It's That Important
"The Most Important Article We've Ever Published" is the headline just to the right of Superman's left knee on our cover this month, and like Tiger Woods, it lives up to the billing inside.
John Barton, our international editor, spent three months researching "How Green Is Golf?" and his remarkable 30-page conclusion will buffet you back and forth across the spectrum of environmental opinion. (You might say our research began in 1995 when Golf Digest cosponsored the first Golf & the Environment Conference at Pebble Beach.) Water conservation and pesticide use are now the focus, but overall you will change your mind about what good conditioning for a golf course must be in the future. Our intent is not to tell you what to think, but to stimulate a discussion in clubhouses across the country. A copy of this article (in PDF format) is available at golfdigest.com/magazine/environment and can be e-mailed to friends.

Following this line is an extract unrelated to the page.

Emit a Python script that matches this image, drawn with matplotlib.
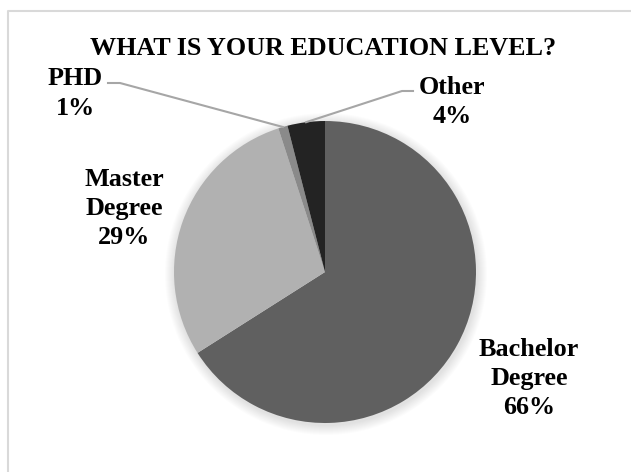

I was telling Tom and Ann Friedman about this article during a recent round in Florida. Ann is involved in many conservation causes, and contributing editor Tom is finishing a book about the world implications of the environmental movement: He says that "green" will shape the next 100 years the way "red" dominated the 20th century. Ann spoke of a sense of guilt associated with recreational pursuits like golf; she admires the natural look and feel of Scottish links over the excessively manicured American courses. Tom argued that golf in the future cannot simply be carbon-neutral. "We have to figure out a way for courses to be carbon-positive," he said. "Not simply produce the same results using less energy. We have to think in terms of a hybrid golf course whose trees and plants could actually reduce our country's carbon footprint."

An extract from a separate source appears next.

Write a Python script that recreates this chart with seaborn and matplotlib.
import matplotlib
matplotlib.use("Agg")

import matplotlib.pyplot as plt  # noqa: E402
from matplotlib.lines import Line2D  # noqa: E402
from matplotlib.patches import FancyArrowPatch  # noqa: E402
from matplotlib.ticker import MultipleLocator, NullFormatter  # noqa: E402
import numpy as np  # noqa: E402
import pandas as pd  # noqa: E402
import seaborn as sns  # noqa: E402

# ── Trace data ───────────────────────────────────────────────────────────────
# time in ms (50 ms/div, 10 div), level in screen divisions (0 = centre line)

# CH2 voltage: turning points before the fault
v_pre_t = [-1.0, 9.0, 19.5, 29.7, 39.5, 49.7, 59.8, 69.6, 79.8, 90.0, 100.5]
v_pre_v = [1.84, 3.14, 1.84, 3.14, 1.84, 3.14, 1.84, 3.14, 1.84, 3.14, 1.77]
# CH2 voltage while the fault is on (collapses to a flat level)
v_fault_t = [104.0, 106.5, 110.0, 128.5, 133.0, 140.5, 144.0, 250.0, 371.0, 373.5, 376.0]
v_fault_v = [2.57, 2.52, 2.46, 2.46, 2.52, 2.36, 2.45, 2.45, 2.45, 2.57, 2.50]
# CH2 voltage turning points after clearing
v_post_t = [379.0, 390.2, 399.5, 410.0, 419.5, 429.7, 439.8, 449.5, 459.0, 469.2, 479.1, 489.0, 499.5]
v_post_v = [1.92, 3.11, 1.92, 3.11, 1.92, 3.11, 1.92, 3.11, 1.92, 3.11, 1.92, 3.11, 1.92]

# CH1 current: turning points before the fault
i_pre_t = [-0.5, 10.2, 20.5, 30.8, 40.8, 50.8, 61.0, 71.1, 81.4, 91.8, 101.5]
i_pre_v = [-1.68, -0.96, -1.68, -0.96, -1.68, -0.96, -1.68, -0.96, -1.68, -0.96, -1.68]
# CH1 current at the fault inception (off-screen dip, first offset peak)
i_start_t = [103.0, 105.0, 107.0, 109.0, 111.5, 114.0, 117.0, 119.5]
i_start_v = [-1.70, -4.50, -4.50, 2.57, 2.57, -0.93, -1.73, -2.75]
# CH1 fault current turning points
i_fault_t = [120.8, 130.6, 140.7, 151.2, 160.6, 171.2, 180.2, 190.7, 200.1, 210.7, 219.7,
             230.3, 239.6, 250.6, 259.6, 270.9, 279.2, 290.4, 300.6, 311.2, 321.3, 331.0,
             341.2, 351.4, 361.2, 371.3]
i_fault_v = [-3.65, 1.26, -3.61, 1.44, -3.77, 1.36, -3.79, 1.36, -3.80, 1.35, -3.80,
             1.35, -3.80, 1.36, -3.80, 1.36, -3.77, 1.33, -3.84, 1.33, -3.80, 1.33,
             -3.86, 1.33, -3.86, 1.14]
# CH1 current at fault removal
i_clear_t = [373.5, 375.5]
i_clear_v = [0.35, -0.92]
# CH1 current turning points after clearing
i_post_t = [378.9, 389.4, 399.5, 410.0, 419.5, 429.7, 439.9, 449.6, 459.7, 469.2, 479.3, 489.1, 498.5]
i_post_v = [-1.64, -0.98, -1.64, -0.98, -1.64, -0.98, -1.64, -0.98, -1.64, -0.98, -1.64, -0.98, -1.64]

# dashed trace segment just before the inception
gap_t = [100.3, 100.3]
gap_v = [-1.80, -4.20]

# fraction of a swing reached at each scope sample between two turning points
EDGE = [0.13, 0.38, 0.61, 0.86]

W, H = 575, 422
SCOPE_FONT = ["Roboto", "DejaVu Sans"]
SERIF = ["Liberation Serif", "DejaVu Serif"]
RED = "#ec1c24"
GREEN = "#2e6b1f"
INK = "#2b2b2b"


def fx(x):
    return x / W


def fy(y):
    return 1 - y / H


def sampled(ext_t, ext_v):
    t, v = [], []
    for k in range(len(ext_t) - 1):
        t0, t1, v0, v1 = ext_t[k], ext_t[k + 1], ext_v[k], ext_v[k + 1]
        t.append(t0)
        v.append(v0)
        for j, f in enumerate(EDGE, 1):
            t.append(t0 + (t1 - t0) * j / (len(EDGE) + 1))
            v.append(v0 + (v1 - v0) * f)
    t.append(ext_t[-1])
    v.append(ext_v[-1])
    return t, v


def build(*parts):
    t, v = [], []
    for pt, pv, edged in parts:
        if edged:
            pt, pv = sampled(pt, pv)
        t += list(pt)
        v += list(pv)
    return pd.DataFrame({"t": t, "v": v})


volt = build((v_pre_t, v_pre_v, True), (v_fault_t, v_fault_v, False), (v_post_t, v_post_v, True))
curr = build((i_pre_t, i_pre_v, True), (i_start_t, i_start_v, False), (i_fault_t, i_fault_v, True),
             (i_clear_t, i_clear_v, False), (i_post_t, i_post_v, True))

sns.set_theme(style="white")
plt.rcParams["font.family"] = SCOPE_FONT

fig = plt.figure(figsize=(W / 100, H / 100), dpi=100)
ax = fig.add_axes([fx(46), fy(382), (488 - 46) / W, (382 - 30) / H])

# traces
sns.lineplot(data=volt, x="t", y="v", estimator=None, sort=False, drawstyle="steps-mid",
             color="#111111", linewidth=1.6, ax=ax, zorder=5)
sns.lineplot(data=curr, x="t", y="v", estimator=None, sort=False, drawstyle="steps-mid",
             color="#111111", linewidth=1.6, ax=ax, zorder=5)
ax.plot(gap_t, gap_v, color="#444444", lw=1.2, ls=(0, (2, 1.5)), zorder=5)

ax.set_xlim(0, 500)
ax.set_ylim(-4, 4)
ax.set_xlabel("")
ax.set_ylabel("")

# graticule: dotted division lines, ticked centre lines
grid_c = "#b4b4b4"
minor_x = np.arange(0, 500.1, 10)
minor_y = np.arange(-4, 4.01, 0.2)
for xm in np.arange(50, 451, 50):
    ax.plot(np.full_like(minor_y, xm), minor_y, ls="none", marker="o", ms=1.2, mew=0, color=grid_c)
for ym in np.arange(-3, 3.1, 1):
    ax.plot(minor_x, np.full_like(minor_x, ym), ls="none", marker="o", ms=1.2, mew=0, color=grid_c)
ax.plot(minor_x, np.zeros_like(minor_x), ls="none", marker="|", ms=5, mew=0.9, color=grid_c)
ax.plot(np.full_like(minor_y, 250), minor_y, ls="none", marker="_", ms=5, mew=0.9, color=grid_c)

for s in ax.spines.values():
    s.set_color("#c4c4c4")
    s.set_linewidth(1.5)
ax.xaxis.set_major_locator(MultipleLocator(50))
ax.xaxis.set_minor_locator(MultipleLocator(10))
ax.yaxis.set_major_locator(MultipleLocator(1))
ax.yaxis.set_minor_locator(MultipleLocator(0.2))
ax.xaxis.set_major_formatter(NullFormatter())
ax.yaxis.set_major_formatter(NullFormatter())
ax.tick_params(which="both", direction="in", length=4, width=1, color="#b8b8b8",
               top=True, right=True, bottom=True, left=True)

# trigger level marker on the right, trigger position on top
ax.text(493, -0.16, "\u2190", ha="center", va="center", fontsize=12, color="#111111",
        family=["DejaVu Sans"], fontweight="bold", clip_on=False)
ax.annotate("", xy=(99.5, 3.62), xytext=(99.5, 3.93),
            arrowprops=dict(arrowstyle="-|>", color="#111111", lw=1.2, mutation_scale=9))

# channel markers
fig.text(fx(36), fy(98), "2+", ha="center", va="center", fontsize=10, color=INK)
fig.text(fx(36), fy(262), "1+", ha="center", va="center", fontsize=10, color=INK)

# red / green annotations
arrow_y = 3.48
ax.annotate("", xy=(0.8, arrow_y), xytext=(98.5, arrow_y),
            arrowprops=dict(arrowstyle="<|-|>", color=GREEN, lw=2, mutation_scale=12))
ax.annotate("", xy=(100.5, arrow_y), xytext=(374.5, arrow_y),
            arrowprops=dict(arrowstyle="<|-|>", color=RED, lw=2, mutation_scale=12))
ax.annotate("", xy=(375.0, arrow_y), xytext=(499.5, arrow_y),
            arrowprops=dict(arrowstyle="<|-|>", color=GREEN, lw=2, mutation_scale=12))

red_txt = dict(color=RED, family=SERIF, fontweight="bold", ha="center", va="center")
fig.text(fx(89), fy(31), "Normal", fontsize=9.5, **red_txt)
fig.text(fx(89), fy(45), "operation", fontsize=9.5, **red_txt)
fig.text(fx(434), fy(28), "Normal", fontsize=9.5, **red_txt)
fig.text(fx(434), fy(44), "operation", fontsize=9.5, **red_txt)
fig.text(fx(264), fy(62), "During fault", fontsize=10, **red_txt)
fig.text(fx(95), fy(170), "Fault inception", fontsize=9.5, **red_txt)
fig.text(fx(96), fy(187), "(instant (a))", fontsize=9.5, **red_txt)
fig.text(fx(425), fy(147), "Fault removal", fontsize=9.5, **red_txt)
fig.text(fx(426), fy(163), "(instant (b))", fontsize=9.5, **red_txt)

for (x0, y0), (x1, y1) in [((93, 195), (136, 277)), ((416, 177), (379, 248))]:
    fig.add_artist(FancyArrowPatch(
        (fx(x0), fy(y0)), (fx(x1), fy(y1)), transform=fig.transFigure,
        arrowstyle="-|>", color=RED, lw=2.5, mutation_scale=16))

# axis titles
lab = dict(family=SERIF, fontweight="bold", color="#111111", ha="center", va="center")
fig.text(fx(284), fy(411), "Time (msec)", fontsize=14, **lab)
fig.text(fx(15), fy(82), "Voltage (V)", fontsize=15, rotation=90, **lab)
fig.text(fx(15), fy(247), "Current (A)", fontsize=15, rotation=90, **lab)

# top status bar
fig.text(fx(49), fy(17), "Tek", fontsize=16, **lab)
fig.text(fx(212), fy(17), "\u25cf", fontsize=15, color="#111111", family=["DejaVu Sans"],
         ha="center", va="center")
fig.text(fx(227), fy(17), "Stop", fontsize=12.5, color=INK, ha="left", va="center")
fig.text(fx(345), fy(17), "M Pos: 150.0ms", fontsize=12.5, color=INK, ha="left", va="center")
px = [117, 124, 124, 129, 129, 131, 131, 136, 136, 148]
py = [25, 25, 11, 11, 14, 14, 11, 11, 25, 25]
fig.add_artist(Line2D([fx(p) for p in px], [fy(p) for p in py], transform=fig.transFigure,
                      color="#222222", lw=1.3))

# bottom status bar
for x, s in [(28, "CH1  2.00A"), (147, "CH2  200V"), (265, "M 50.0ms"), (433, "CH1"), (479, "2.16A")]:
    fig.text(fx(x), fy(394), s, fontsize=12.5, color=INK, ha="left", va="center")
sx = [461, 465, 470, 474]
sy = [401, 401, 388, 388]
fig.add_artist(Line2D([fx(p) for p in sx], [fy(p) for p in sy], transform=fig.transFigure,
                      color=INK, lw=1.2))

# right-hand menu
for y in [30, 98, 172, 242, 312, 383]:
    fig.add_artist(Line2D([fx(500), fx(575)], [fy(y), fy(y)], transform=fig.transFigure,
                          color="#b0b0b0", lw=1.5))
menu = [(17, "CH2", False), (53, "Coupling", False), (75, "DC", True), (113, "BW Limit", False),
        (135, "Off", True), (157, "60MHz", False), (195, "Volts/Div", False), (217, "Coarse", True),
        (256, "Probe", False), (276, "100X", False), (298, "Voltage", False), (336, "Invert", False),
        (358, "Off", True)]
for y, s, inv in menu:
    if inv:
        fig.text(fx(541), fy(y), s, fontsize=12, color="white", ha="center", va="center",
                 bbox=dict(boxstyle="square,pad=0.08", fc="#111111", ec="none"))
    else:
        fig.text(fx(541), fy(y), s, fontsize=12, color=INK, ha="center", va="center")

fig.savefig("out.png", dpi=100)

The next day my wife and I played golf with Pete and Alice Dye, both members of the American Society of Golf Course Architects and instrumental in leading Golf Digest to rewrite the definition of "conditioning" that we use in ranking courses. Our new definition relies more on the way a course plays than on the way it looks.
Pete and Alice believe in rolling back the distance that golf balls travel to halt the ever-expansion of course yardage, reducing the size of greens, and slowing down the speed of putting surfaces. All are moves that would reduce the cost and energy consumption of golf.

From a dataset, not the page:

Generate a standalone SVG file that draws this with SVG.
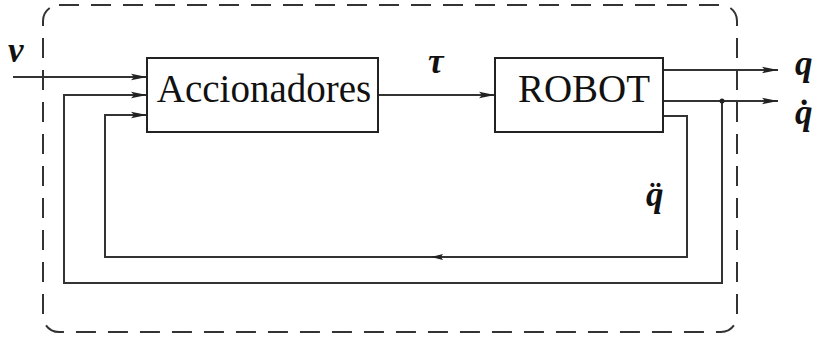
<svg xmlns="http://www.w3.org/2000/svg" width="815" height="341" viewBox="0 0 815 341">
  <style>
    .box { fill: #fff; stroke: #222; stroke-width: 2; }
    .wire { fill: none; stroke: #333; stroke-width: 2; }
    .arr { marker-end: url(#ah); }
    .frame { fill: none; stroke: #333; stroke-width: 2; stroke-dasharray: 20 12; }
    .lbl { font-family: "Liberation Serif", serif; font-size: 39px; fill: #111; }
    .math { font-family: "Liberation Serif", serif; font-weight: bold; font-style: italic; font-size: 35px; fill: #111; }
  </style>
  <defs>
    <marker id="ah" viewBox="0 0 16 8" refX="16" refY="4" markerWidth="16" markerHeight="8" markerUnits="userSpaceOnUse" orient="auto">
      <path d="M0,0.8 L16,4 L0,7.2 L3,4 Z" fill="#222"/>
    </marker>
    <marker id="ahl" viewBox="0 0 12 8" refX="6" refY="4" markerWidth="12" markerHeight="8" markerUnits="userSpaceOnUse" orient="auto">
      <path d="M0,1 L12,4 L0,7 L2,4 Z" fill="#222"/>
    </marker>
  </defs>

  <!-- dashed subsystem boundary -->
  <rect class="frame" x="43" y="5" width="694" height="327" rx="16" ry="16"/>

  <g id="connectors">
    <!-- external input v -->
    <line class="wire arr" x1="13" y1="77" x2="147" y2="77"/>
    <!-- velocity feedback -->
    <path class="wire arr" d="M722,101 V283 H64 V95 H147"/>
    <!-- acceleration feedback -->
    <path class="wire arr" d="M663,116 H687 V257 H105 V115 H147"/>
    <line class="wire" x1="445" y1="257" x2="437" y2="257" marker-end="url(#ahl)"/>
    <!-- torque -->
    <line class="wire arr" x1="378" y1="95" x2="495" y2="95"/>
    <!-- outputs -->
    <line class="wire arr" x1="663" y1="70" x2="778" y2="70"/>
    <line class="wire arr" x1="663" y1="101" x2="778" y2="101"/>
    <circle cx="722" cy="101" r="2.5" fill="#222"/>
  </g>

  <g id="accionadores">
    <rect class="box" x="147" y="58" width="231" height="74"/>
    <text class="lbl" x="264" y="102" text-anchor="middle">Accionadores</text>
  </g>

  <g id="robot">
    <rect class="box" x="495" y="58" width="168" height="74"/>
    <text class="lbl" x="584" y="102" text-anchor="middle">ROBOT</text>
  </g>

  <g id="labels">
    <text class="math" x="8" y="62">v</text>
    <text class="math" x="428" y="73">τ</text>
    <text class="math" x="795" y="75">q</text>
    <text class="math" x="795" y="124">q̇</text>
    <text class="math" x="646" y="206">q̈</text>
  </g>
</svg>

What the Dyes really want is for golfers to question the way things are. If 18 greens can be mowed in three hours using a riding triplex mower, why do we have four men cutting them in the same time using hand-mowers? Another peeve of theirs is the cross-striping of fairways that gives a visual "plaid effect" but adds three-plus man-hours to the maintenance. Pete also is involved in a research project at Purdue examining courses as a filtration system -- water out is purer than water in.
We're hoping our Green Paper will lead to this kind of internal research and debate. Cost, energy, chemicals, water -- these are the topics golfers need to re-examine or risk losing the game we love.